Marketmen said equity markets are expected to open lower, in tandem with other Asian markets, thus leading to heavy capital outflows
Mumbai: The Indian rupee dropped to a five-week low on Tuesday as further falls in local and Asian shares raised concerns of the recent strong foreign fund inflows could be reversed.
At 10:45am, the partially convertible rupee was at Rs48.85/86 per dollar, compared with Monday’s close of Rs48.62/63. In opening deals it touched Rs48.90, its lowest since 15 May, at which it was down 3.7% in June.
“With equity markets around the world tumbling, there is concern about dollar inflows,” a dealer with a private sector bank said.
Indian shares fell 2% early on Tuesday as investor confidence across Asia was dented by renewed concerns about the global economy. At 10:40am, the 30-share BSE index had pared the fall to be down 1%.
Foreign portfolio flows into stocks of of about $7.5 billion since mid-March have been a key driver for the rupee, but the fall in the stock market since 10 June has weakened support.

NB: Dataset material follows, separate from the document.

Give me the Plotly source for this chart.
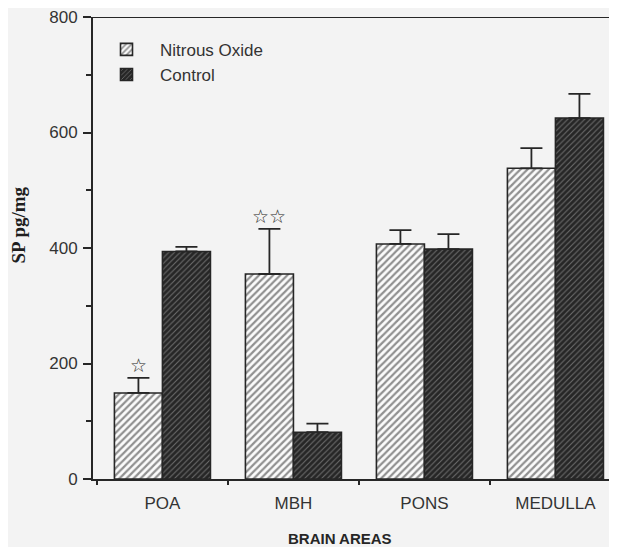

One-month offshore non-deliverable forward contracts were quoting at Rs48.90/49.00, slightly weaker than the spot rate.
The dealer said the rupee was likely to trade in a Rs48.80-90 range during the day, and expected it to weaken to Rs49.50 by the budget on 6 July.
Traders said there were concerns the government lacked the political will to contain the fiscal deficit, which could hurt the economy.
Analysts estimate the fiscal deficit will overshoot a forecast of 5.5 percent of gross domestic product made in the interim budget for 2009/10 budget in February.
The dollar index, a gauge of the US unit’s performance versus majors, was down 0.08% at 0511 GMT, ahead of the US Federal Reserve’s two-day policy meeting.